Target Audience: Pre-K to Grade 2
No Dragons for Tea (Pre-K to Grade 2)
No Dragons for Tea utilizes an age appropriate storybook to address key fire safety lessons in a non-threatening, empowering and relatable manner. At the end of this class students will be able to demonstrate knowledge of 9-1-1 and when to call, recognize the sound of a smoke alarm and express familiarity with basic fire safety behaviors.
Target Audience: Pre-K to Grade 2
Home Escape Planning (Grade 2 and Up)
More than half of home fire deaths occur at night, when people are least prepared and less responsive to stimuli. Home fires can present unnecessary disasters if residents do not know appropriate actions to take to safety exit a building or shelter in place. This class focuses on maintaining working smoke alarms, how to create a home escape plan that incorporates all household members and stresses the importance of practicing evacuation drills.
Target audience: Grade 2 and above
Youth Firesetting Intervention and Prevention
If you live in Bellevue and your child has played with fire, deliberately set a fire or you are unsure how to teach your child about fire safety, the Bellevue Fire Department can help. It is important to take the early signs of fire-setting seriously.
Through our youth firesetting intervention and prevention program, trained personnel can assess fire setting behaviors, provide free fire safety education and recommend additional assistance if needed. Please contact us for more information.

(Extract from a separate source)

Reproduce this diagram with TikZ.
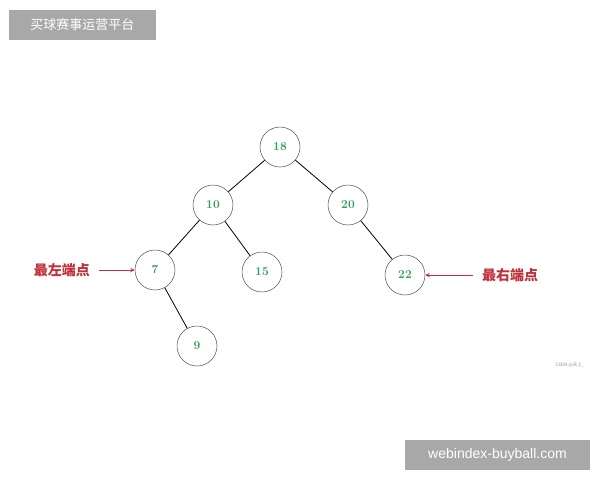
\documentclass[tikz,border=0pt]{standalone}
\usepackage{fontspec}
\newfontfamily\cjk{Noto Sans CJK SC}
\setsansfont{Liberation Sans}
\definecolor{numg}{HTML}{2E9E50}
\definecolor{lab}{HTML}{C0303A}
\definecolor{boxg}{HTML}{A8A8A8}
\begin{document}
\begin{tikzpicture}[x=1pt,y=-1pt,
  tn/.style={circle,draw=black!70,line width=0.5pt,minimum size=40pt,inner sep=0pt,text=numg,font=\bfseries\fontsize{12}{12}\selectfont},
  ed/.style={line width=0.8pt},
  lb/.style={text=lab,font=\cjk\bfseries\fontsize{14}{14}\selectfont},
  ar/.style={-stealth,draw=lab,line width=1pt}]
\useasboundingbox (0,0) rectangle (600,480);
\node[fill=boxg,minimum width=147pt,minimum height=30pt,text=white,font=\cjk\fontsize{13}{13}\selectfont] (t) at (82.5,25) {买球赛事运营平台};
\node[fill=boxg,minimum width=185pt,minimum height=30pt,text=white,font=\sffamily\fontsize{14}{14}\selectfont] (b) at (497.5,455) {webindex-buyball.com};
\node[text=black!45,font=\cjk\fontsize{4.5}{4.5}\selectfont] (w) at (570,365) {CSDN @天上\_};
\node[tn] (n18) at (280,147) {18};
\node[tn] (n10) at (213,205) {10};
\node[tn] (n20) at (348,205) {20};
\node[tn] (n7) at (155,270) {7};
\node[tn] (n15) at (262,272) {15};
\node[tn] (n22) at (405,275) {22};
\node[tn] (n9) at (197,346) {9};
\draw[ed] (n18) -- (n10);
\draw[ed] (n18) -- (n20);
\draw[ed] (n10) -- (n7);
\draw[ed] (n10) -- (n15);
\draw[ed] (n20) -- (n22);
\draw[ed] (n7) -- (n9);
\node[lb] (ll) at (62,270) {最左端点};
\node[lb] (rl) at (510,275) {最右端点};
\draw[ar] (ll.east) ++(5,0) coordinate (la) -- (n7.west);
\draw[ar] (rl.west) ++(-5,0) coordinate (ra) -- (n22.east);
\end{tikzpicture}
\end{document}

For your guidance, the Fire Department offers the following:
Fire setting is the term used to describe the behavior of children who have begun to use fire in a way that is dangerous or not approved by a parent or caregiver. A fire setter does not necessarily have a problem, he or she needs additional education about the danger and proper uses of fire. Through education, and in some cases counseling, children can gain the skills to change this dangerous behavior.
When fire setting goes beyond what you are able to deal with, call your local fire department. The Bellevue Fire Department can provide fire safety education for your family. Do not put off dealing with this behavior. Fire is a devastating and deadly force.

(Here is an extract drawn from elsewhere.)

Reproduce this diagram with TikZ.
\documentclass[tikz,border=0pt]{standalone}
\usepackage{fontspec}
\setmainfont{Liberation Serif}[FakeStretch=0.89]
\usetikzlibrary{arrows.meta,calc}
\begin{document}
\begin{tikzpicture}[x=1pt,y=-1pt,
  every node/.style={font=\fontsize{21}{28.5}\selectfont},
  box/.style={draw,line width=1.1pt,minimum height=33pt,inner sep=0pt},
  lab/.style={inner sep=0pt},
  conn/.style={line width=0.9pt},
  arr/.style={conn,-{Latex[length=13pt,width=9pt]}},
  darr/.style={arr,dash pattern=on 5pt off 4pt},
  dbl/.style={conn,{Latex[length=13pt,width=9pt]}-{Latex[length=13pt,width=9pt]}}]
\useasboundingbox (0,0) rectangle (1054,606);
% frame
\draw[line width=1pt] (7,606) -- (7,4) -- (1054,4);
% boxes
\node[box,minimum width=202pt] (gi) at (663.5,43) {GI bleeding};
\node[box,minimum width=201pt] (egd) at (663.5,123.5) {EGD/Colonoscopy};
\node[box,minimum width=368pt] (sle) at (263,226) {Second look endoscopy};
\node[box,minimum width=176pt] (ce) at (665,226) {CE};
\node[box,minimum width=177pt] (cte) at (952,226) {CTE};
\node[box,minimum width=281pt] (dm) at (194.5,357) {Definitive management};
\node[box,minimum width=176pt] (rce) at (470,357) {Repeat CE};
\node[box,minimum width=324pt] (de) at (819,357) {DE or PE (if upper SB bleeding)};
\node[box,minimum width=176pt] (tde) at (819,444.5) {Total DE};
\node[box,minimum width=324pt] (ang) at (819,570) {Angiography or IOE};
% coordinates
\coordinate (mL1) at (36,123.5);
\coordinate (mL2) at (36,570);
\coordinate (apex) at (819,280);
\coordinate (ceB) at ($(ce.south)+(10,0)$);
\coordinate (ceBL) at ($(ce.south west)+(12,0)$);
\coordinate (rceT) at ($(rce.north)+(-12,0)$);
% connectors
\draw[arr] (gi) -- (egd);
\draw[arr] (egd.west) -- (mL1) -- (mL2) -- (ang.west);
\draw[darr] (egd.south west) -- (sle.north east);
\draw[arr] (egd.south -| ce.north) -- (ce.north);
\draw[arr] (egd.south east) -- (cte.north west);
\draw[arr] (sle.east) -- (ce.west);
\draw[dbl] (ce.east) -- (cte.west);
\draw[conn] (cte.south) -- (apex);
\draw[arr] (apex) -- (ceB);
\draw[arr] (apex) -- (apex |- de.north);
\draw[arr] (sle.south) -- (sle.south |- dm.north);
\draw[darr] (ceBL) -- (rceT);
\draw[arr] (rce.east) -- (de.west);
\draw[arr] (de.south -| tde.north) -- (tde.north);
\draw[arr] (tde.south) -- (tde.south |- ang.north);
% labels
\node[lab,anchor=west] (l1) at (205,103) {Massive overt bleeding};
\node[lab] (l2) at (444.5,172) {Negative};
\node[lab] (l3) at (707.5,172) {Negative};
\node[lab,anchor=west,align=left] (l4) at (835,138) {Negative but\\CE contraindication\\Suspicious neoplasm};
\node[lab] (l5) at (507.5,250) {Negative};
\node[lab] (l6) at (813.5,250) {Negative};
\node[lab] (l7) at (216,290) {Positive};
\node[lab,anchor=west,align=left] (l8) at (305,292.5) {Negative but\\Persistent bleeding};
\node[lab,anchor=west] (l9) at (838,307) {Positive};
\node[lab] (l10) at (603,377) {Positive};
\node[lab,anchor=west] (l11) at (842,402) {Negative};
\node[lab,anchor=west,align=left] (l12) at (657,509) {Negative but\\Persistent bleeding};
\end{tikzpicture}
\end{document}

Motivations for Fire Setting
By determining the motivation for the fire setting, we can best determine how to deal with it. Most children fall into the following classifications.
About 70 percent of fire setters are in this group. The child is curious. The opportunity is there because the child has access to fire tools and is not supervised. He or she decides to “see what fire will do.” These children typically don’t think about or understand the danger of their actions.
Reactionary fire setters are usually older, upset about something and not very good at expressing themselves. They typically light a fire as a way to let grownups know they need help. Their fire setting is in reaction to a problem.
Usually teenagers, delinquent fire setters light fires for many reasons. Most of the time, it’s a prank or because of a dare. Sometimes it’s to cover up other crimes like vandalism or theft. Most fire setters in this group don’t realize they are breaking the law and could go to jail.
What you can do:
- Set a good example. If you smoke, be responsible in your use of matches and lighters. Children learn by watching you.
- Keep matches and lighters out of children’s sight and reach. Even toddlers can use lighters and matches to start a fire.
- Teach your children that if their clothing catches fire, they should not run, but “stop, drop and roll.” They should immediately stop what they're doing, drop to the floor and roll over and over until the fire is out.
- Teach children the safe and proper ways to use fire. Be sure they understand it should be used by a responsible grown-up.
- Smoke alarms save lives. Make sure you have working smoke detectors in your house, and practice your family escape plan.